More children than ever before are spending significant amounts of time in their early years in the sole care of their fathers and the study explores the potential consequences of this on children’s cognitive and social development. It looks at the early childcare experiences of over 6,000 children, born in and around Bristol in the early 1990s, who lived at least their early lives in a household with both parents. It examines whether children who spent a lot of time in the care of their fathers differed from other children in terms of their academic and behavioural readiness for school at age four.
The data show that fathers were more widely used as a source of primary childcare in the first three years than relatives, childminders or nurseries. Around a third of children were regularly cared for by their fathers (without their mothers present) for at least five hours a week in the first year of life (infants). This figure rose to two-thirds for children aged one and two (toddlers). 13 per cent of infants and 20 per cent of toddlers were regularly left alone with their fathers for more than 15 hours a week.

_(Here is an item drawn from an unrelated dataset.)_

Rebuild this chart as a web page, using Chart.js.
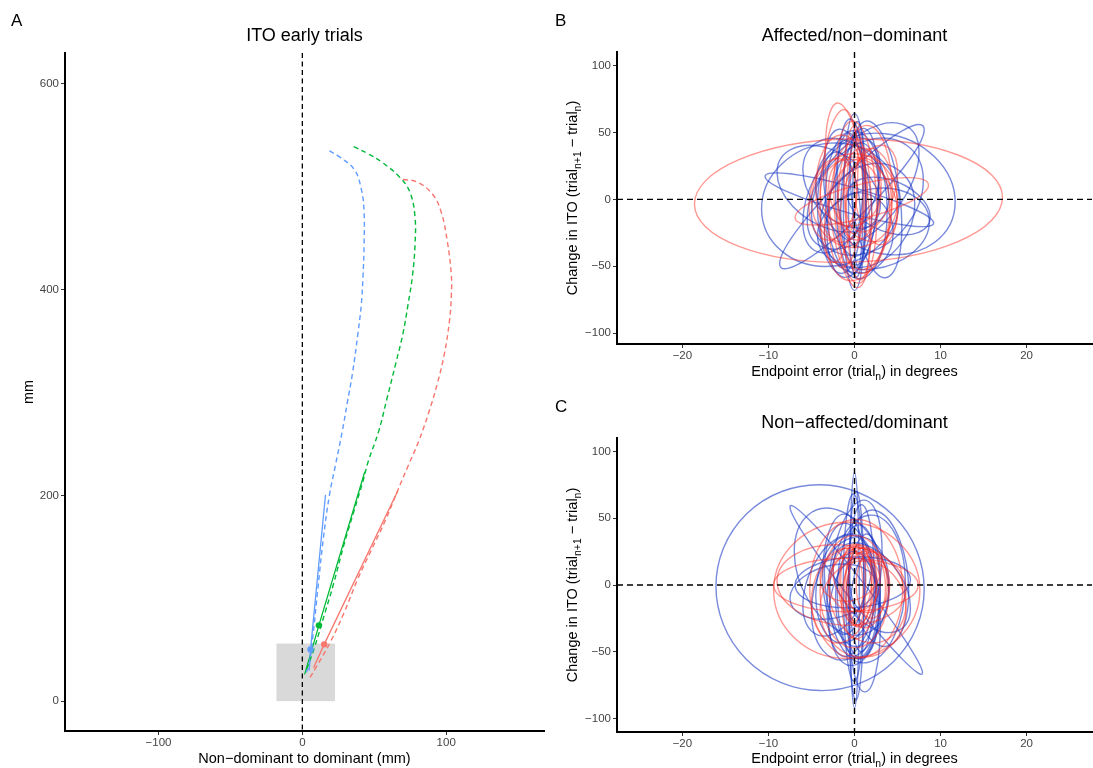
<!DOCTYPE html>
<html>
<head>
<meta charset="utf-8">
<script src="https://cdn.jsdelivr.net/npm/chart.js@4.4.1/dist/chart.umd.min.js"></script>
<style>
  body { margin: 0; background: #fff; }
  #wrap { position: relative; width: 1093px; height: 768px; overflow: hidden; }
  canvas { position: absolute; }
</style>
</head>
<body>
<div id="wrap">
  <canvas id="panelA" width="548" height="768" style="left:0;top:0"></canvas>
  <canvas id="panelB" width="545" height="384" style="left:548px;top:0"></canvas>
  <canvas id="panelC" width="545" height="384" style="left:548px;top:384px"></canvas>
</div>
<script>
// Panel A: ITO early trials, hand paths in mm
const xTicksA = [-100, 0, 100];
const yTicksA = [0, 200, 400, 600];

const blueDashX = [18.8, 25.3, 36.1, 41, 42.9, 42.9, 42.2, 41, 38.6, 34.9, 31.3, 27.7, 22.9, 18.8, 14.5, 10.8, 7.2, 4.3, 1.5];
const blueDashY = [534.8, 529.5, 516.7, 497.6, 476, 442.9, 414, 385.7, 357, 319, 290.5, 261.9, 228.6, 200, 157, 109.5, 62, 33, 25];
const greenDashX = [35.7, 45.8, 55.4, 67.5, 74.7, 78.3, 78.3, 76.6, 73.5, 69.9, 65, 59, 53, 45.8, 42.2, 36.1, 28.9, 21.7, 15.7, 8.4, 2.4];
const greenDashY = [539, 532, 523.8, 509.5, 495, 471, 443, 414, 385.7, 357, 328.6, 295, 262, 233, 214, 185.7, 152, 114, 85.7, 52, 28.6];
const redDashX = [69.9, 79.5, 90.4, 96.4, 100.7, 103.6, 103.6, 102.4, 98.8, 94, 88, 80.7, 73.5, 66.3, 57.8, 48.2, 38.6, 28.9, 19.3, 9.6, 5.3];
const redDashY = [507, 504.8, 492.9, 476, 447.6, 414, 395, 371, 338, 309.5, 281, 252, 228.6, 204.8, 176, 147.6, 119, 85.7, 57, 33, 23];

const blueSolidX = [16.1, 5.7, 4.8];
const blueSolidY = [200.6, 50.3, 29.9];
const greenSolidX = [43.4, 11.5, 1.6];
const greenSolidY = [223, 73.7, 26];
const redSolidX = [66.4, 15.2, 7.8];
const redSolidY = [204.5, 55.2, 32.5];

const startBoxX = [-18, 22.7];
const startBoxY = [0, 56];

// Panels B and C
const xTicksBC = [-20, -10, 0, 10, 20];
const yTicksBC = [-100, -50, 0, 50, 100];

// ellipses: [centre x, centre y, half width (deg), half height (ITO), y offset at right tip]
const affectedBlue = [
  [-0.6, -0.3, 9.8, 10, -17.4],
  [-0.3, 2, 8.4, 20, 50],
  [-2.8, -4, 8, 46, 3],
  [3.6, 4, 8.1, 45, -6],
  [1.5, 2, 6.5, 42, 12],
  [0, -2, 1.3, 66, 0],
  [0.3, 0, 1.0, 58, 5],
  [-0.4, -3, 1.8, 52, -8],
  [0.6, 2, 2.2, 50, 10],
  [-0.8, 5, 2.8, 45, -15],
  [1.5, -12, 5.5, 38, 8],
  [-1.5, 3, 4.5, 38, 20],
  [0.2, -4, 3.6, 55, -5],
  [2.2, -22, 6.5, 30, 5],
  [-1, 12, 5, 32, -10],
  [0.4, 0, 0.6, 50, 0],
  [-0.2, -8, 3, 48, 15],
  [4, -5, 4.8, 20, -8],
  [1, 10, 6.5, 40, 25],
  [-3, 8, 6, 30, -12],
  [0.5, -25, 4, 30, 0],
  [-0.5, 15, 1.5, 45, 0],
  [2.5, 0, 3, 55, -20],
  [-1.8, -10, 2.5, 45, -5]
];
const affectedRed = [
  [-0.7, -1, 17.9, 46, 2.5],
  [0.85, -1.5, 7.75, 13, 12],
  [-0.8, 3, 2.6, 62, -30],
  [0, -1, 5, 35, 0],
  [0.1, -2, 2.5, 60, -8],
  [0.6, 4, 2.5, 34, 5],
  [1.3, -10, 3, 42, 6],
  [-0.5, 5, 3.5, 25, 0],
  [1, 0, 4, 30, -10],
  [-1, -5, 2, 45, 10],
  [2, 8, 3, 30, 12],
  [0.5, -8, 1.5, 52, -5],
  [-1.5, 8, 3, 40, 0],
  [1.2, 0, 3.2, 55, 4],
  [-1.8, 10, 2.2, 55, 15],
  [0.3, -15, 3.8, 45, 8],
  [2.5, 2, 2.5, 35, -8],
  [-2.5, 0, 2.8, 30, 5],
  [0, 10, 1.2, 45, 0]
];
const dominantBlue = [
  [-4, -2, 12.1, 77, -1],
  [0, -4, 0.55, 88, 0],
  [0.2, -8, 0.9, 78, 3],
  [-0.1, -2, 1.2, 70, -3],
  [0.2, -3.7, 7.7, 12, -62],
  [-0.2, 2, 6.7, 19, 2],
  [1.5, -3, 4.4, 55, 5],
  [0, 5, 3.2, 55, 20],
  [0.5, -5, 2.5, 50, 0],
  [-0.5, 0, 3, 45, -10],
  [1, -8, 2, 45, 10],
  [-1, -3, 3.5, 40, 5],
  [0.3, -15, 2.5, 40, -5],
  [0.8, 5, 1.5, 55, 0],
  [-2, 0, 4, 35, 15],
  [2, -2, 4.5, 30, -15],
  [-0.5, -10, 4.5, 45, 10],
  [-1.2, 8, 2.5, 45, 0],
  [-1.5, 10, 5.5, 45, -15],
  [2.8, 5, 3.5, 50, -10],
  [0, -20, 3, 40, 5],
  [-2.5, -5, 5, 20, 5],
  [1.2, -30, 1.8, 50, 0]
];
const dominantRed = [
  [-0.9, -4, 8.5, 51, 0],
  [-1, 0, 8.4, 20, 0],
  [-1.5, 0, 7.5, 30, -3],
  [0.2, -3, 5.4, 52, 0],
  [0.2, 0, 2, 30, 0],
  [0.8, -3, 1.8, 28, 5],
  [0.5, 5, 1.5, 25, 0],
  [-0.3, 0, 1.3, 28, -3],
  [1.2, -2, 2.4, 30, 0],
  [0, 2, 3, 22, 0],
  [0.5, -8, 2, 32, 5],
  [1.5, -8, 4.5, 35, -5],
  [1, -18, 5, 36, 0],
  [-0.5, 8, 3.5, 20, 3],
  [0.3, -1, 1.0, 30, 0],
  [0, -5, 4, 42, 0],
  [0.8, 5, 3.3, 25, -5],
  [-1.5, -8, 3.5, 35, 5],
  [2, 0, 1.8, 25, 0]
];

const FONT = "'Liberation Sans', Arial, Helvetica, sans-serif";
const RED = '#F8766D', GREEN = '#00BA38', BLUE = '#619CFF';
const ELL_BLUE = 'rgba(25, 55, 195, 0.58)';
const ELL_RED = 'rgba(255, 40, 30, 0.48)';

Chart.defaults.font.family = FONT;

const pts = (xs, ys) => xs.map((x, i) => ({ x, y: ys[i] }));
const minus = v => String(v).replace('-', '\u2212');

function axis(min, max, ticks, sizeProp, size, pad) {
  return {
    type: 'linear', min, max,
    afterBuildTicks: s => { s.ticks = ticks.map(v => ({ value: v })); },
    afterFit: s => { s[sizeProp] = size; },
    grid: { drawOnChartArea: false, drawTicks: true, tickLength: 4, color: '#333333', lineWidth: 1 },
    border: { display: true, color: '#000000', width: 2 },
    ticks: {
      color: '#444444', font: { size: 11.5 }, padding: pad,
      maxRotation: 0, autoSkip: false, callback: minus
    }
  };
}

// draws text made of normal and subscript pieces, centred on (x, y)
function richText(ctx, parts, x, y, size, rot) {
  ctx.save();
  ctx.translate(x, y);
  if (rot) ctx.rotate(rot);
  ctx.textAlign = 'left';
  ctx.textBaseline = 'alphabetic';
  ctx.fillStyle = '#000';
  const fontOf = p => (p.sub ? size * 0.72 : size) + 'px ' + FONT;
  let w = 0;
  parts.forEach(p => { ctx.font = fontOf(p); w += ctx.measureText(p.t).width; });
  let cx = -w / 2;
  parts.forEach(p => {
    ctx.font = fontOf(p);
    ctx.fillText(p.t, cx, p.sub ? size * 0.28 : 0);
    cx += ctx.measureText(p.t).width;
  });
  ctx.restore();
}

const decor = {
  id: 'decor',
  afterDraw(chart, args, o) {
    const { ctx, chartArea: a } = chart;
    const mid = (a.left + a.right) / 2;
    richText(ctx, [{ t: o.title }], mid, o.titleY, 18);
    ctx.save();
    ctx.font = '17px ' + FONT;
    ctx.fillStyle = '#000';
    ctx.textBaseline = 'alphabetic';
    ctx.fillText(o.label, o.labelX, o.labelY);
    ctx.restore();
    richText(ctx, o.xTitle, mid, o.xTitleY, 14.5);
    richText(ctx, o.yTitle, o.yTitleX, (a.top + a.bottom) / 2, 14.5, -Math.PI / 2);
  }
};

const startBox = {
  id: 'startBox',
  beforeDatasetsDraw(chart) {
    const { ctx, chartArea: a, scales: { x, y } } = chart;
    const x0 = x.getPixelForValue(startBoxX[0]), x1 = x.getPixelForValue(startBoxX[1]);
    const y0 = y.getPixelForValue(startBoxY[0]), y1 = y.getPixelForValue(startBoxY[1]);
    ctx.save();
    ctx.fillStyle = '#d9d9d9';
    ctx.fillRect(x0, y1, x1 - x0, y0 - y1);
    // reference line at x = 0
    const zx = x.getPixelForValue(0);
    ctx.strokeStyle = '#000';
    ctx.lineWidth = 1.3;
    ctx.setLineDash([5, 3.5]);
    ctx.beginPath();
    ctx.moveTo(zx, a.top);
    ctx.lineTo(zx, a.bottom);
    ctx.stroke();
    ctx.restore();
  }
};

const ellipses = {
  id: 'ellipses',
  beforeDatasetsDraw(chart, args, o) {
    const { ctx, chartArea: a, scales: { x, y } } = chart;
    ctx.save();
    ctx.beginPath();
    ctx.rect(a.left, a.top, a.width, a.height);
    ctx.clip();
    ctx.lineWidth = 1.4;
    o.sets.forEach(set => {
      ctx.strokeStyle = set.color;
      set.data.forEach(([cx, cy, rx, ry, tilt]) => {
        const e = x.getPixelForValue(cx), f = y.getPixelForValue(cy);
        const ax = x.getPixelForValue(cx + rx) - e;
        const bt = y.getPixelForValue(cy + tilt) - f;
        const dy = y.getPixelForValue(cy + ry) - f;
        ctx.save();
        ctx.transform(ax, bt, 0, dy, e, f);
        ctx.beginPath();
        ctx.arc(0, 0, 1, 0, Math.PI * 2);
        ctx.restore();
        ctx.stroke();
      });
    });
    // dashed zero lines
    const zx = x.getPixelForValue(0), zy = y.getPixelForValue(0);
    ctx.strokeStyle = '#000';
    ctx.lineWidth = 1.4;
    ctx.setLineDash([6, 4]);
    ctx.beginPath();
    ctx.moveTo(a.left, zy); ctx.lineTo(a.right, zy);
    ctx.moveTo(zx, a.top); ctx.lineTo(zx, a.bottom);
    ctx.stroke();
    ctx.restore();
  }
};

const common = {
  responsive: false,
  animation: false,
  events: []
};

const dash = (xs, ys, c) => ({ data: pts(xs, ys), showLine: true, borderColor: c, borderWidth: 1.4, borderDash: [5, 3.5], tension: 0.4, pointRadius: 0 });
const solid = (xs, ys, c) => ({ data: pts(xs, ys), showLine: true, borderColor: c, borderWidth: 1.3, pointRadius: 0 });
const dot = (xs, ys, c) => ({ data: [{ x: xs[1], y: ys[1] }], showLine: false, pointRadius: 3.2, pointBackgroundColor: c, pointBorderWidth: 0 });

new Chart(document.getElementById('panelA'), {
  type: 'scatter',
  data: {
    datasets: [
      dot(blueSolidX, blueSolidY, BLUE),
      dot(greenSolidX, greenSolidY, GREEN),
      dot(redSolidX, redSolidY, RED),
      dash(blueDashX, blueDashY, BLUE),
      dash(greenDashX, greenDashY, GREEN),
      dash(redDashX, redDashY, RED),
      solid(blueSolidX, blueSolidY, BLUE),
      solid(greenSolidX, greenSolidY, GREEN),
      solid(redSolidX, redSolidY, RED)
    ]
  },
  options: {
    ...common,
    layout: { padding: { top: 53, right: 2, left: 0, bottom: 0 } },
    scales: {
      x: axis(-165, 168, xTicksA, 'height', 37, 1),
      y: axis(-29, 630, yTicksA, 'width', 65, 2)
    },
    plugins: {
      legend: { display: false }, tooltip: { enabled: false },
      decor: {
        title: 'ITO early trials', titleY: 41, label: 'A', labelX: 11, labelY: 26,
        xTitle: [{ t: 'Non\u2212dominant to dominant (mm)' }], xTitleY: 763,
        yTitle: [{ t: 'mm' }], yTitleX: 33
      }
    }
  },
  plugins: [startBox, decor]
});

const yTitleBC = [
  { t: 'Change in ITO (trial' }, { t: 'n+1', sub: true },
  { t: ' \u2212 trial' }, { t: 'n', sub: true }, { t: ')' }
];
const xTitleBC = [{ t: 'Endpoint error (trial' }, { t: 'n', sub: true }, { t: ') in degrees' }];

function ellipsePanel(id, title, label, yMin, top, xH, titleY, labelY, xTitleY, blue, red) {
  new Chart(document.getElementById(id), {
    type: 'scatter',
    data: { datasets: [] },
    options: {
      ...common,
      layout: { padding: { top, right: 1, left: 0, bottom: 0 } },
      scales: {
        x: axis(-27.6, 27.6, xTicksBC, 'height', xH, 1),
        y: axis(yMin, 110, yTicksBC, 'width', 69, 2)
      },
      plugins: {
        legend: { display: false }, tooltip: { enabled: false },
        ellipses: { sets: [{ color: ELL_BLUE, data: blue }, { color: ELL_RED, data: red }] },
        decor: {
          title, titleY, label, labelX: 7, labelY,
          xTitle: xTitleBC, xTitleY, yTitle: yTitleBC, yTitleX: 29
        }
      }
    },
    plugins: [ellipses, decor]
  });
}

ellipsePanel('panelB', 'Affected/non\u2212dominant', 'B', -108, 52, 40, 41, 26, 376, affectedBlue, affectedRed);
ellipsePanel('panelC', 'Non\u2212affected/dominant', 'C', -110, 54, 36, 44, 28, 379, dominantBlue, dominantRed);
</script>
</body>
</html>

The central findings of the research are that the effects of time alone with the father depend crucially on the gender of the child, the age at which the care took place and the number of hours per week of care provided.

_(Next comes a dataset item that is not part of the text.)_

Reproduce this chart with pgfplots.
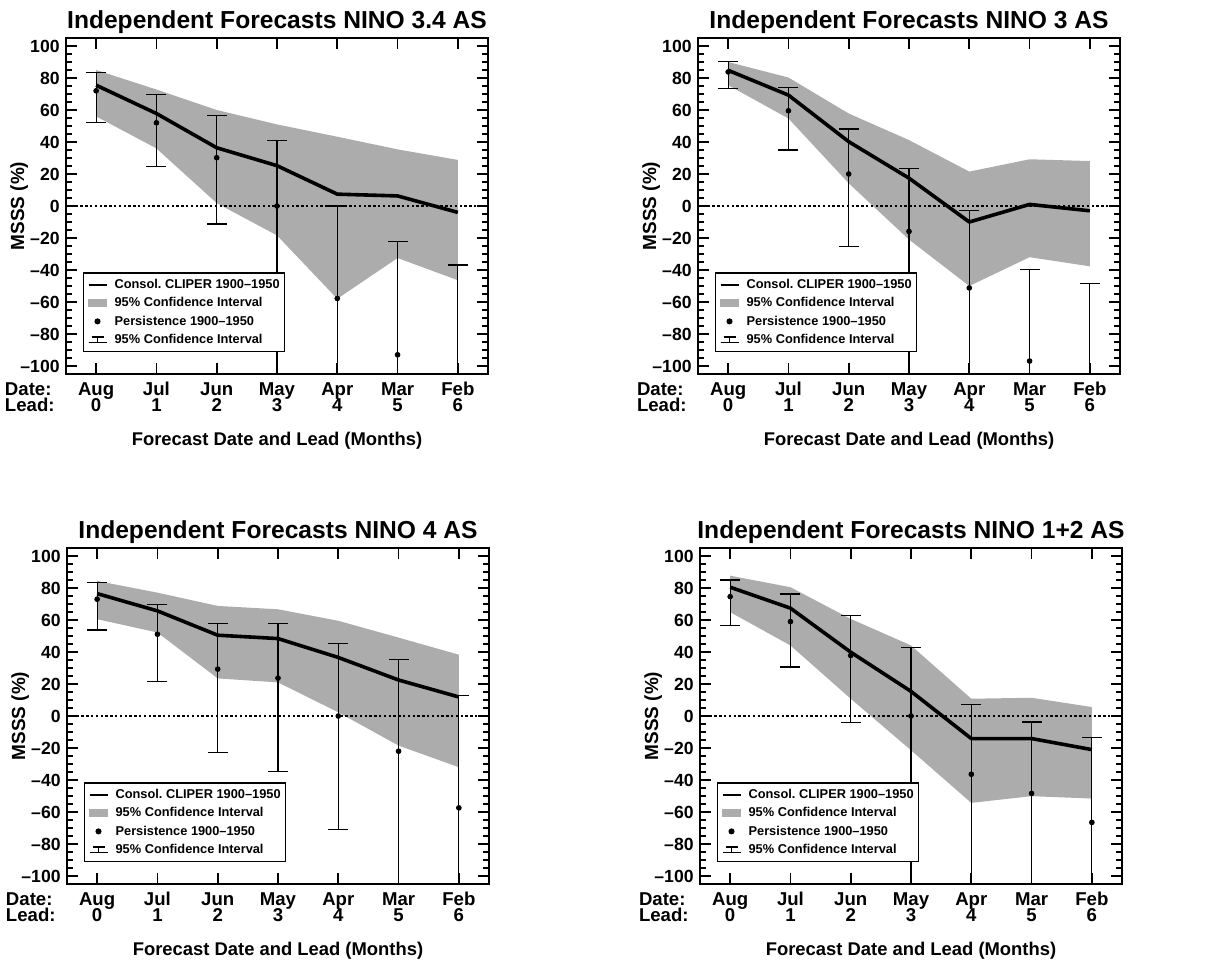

There is evidence that boys – but not girls – who spent at least 15 hours a week in paternal care when they were toddlers performed worse on academic assessments when they started school. This cannot be explained by parents’ economic or psychological characteristics, nor by the characteristics of the child.
This raises concerns that, on average, fathers do not provide the same degree of mental stimulation to sons as mothers do. When in charge, fathers may be more inclined to see their role as monitoring the child and seeing to its physical needs and less inclined to devise creative activities that develop a child’s intellectual skills.
There are two potential explanations for why girls seem immune: fathers may interact differently with sons and daughters or daughters may be less sensitive to the degree of mental stimulation in the home environment.
On the other hand, moderate amounts of paternal care of toddlers are associated with better behavioural outcomes at the start of school, and this is the case for both boys and girls. Psychologists have argued that because mothers and fathers interact with children in different ways, children have different expectations of their parents. This could in turn increase their awareness of different social styles and perhaps contribute to the development of social competence. These results support this view.
However, the beneficial effects of paternal care only take effect when that care begins after the first year of life. Childcare by fathers over the first 3 years or in excess of 15 hours a week has no effect compared to childcare by mothers. Moderate hours of care by fathers that are not maintained after the first year are associated with greater behavioural problems, but this type of arrangement is rare and accounts for only 4 per cent of all households.
With the exception of this small and unrepresentative group, there are no significant effects on children of paternal involvement in childcare in the first year of life. This is perhaps surprising, given that breastfeeding and bonding between mother and child are expected to be of key importance in this very early period. Rather, it is when children pass their first birthdays – and presumably become more sensitive to the nature of their environments – that parenting differences between mothers and fathers start to matter.
A corollary of this is that if paternity leave encourages fathers to undertake moderate childcare responsibilities when their children are toddlers, this may have beneficial effects on a child’s social development.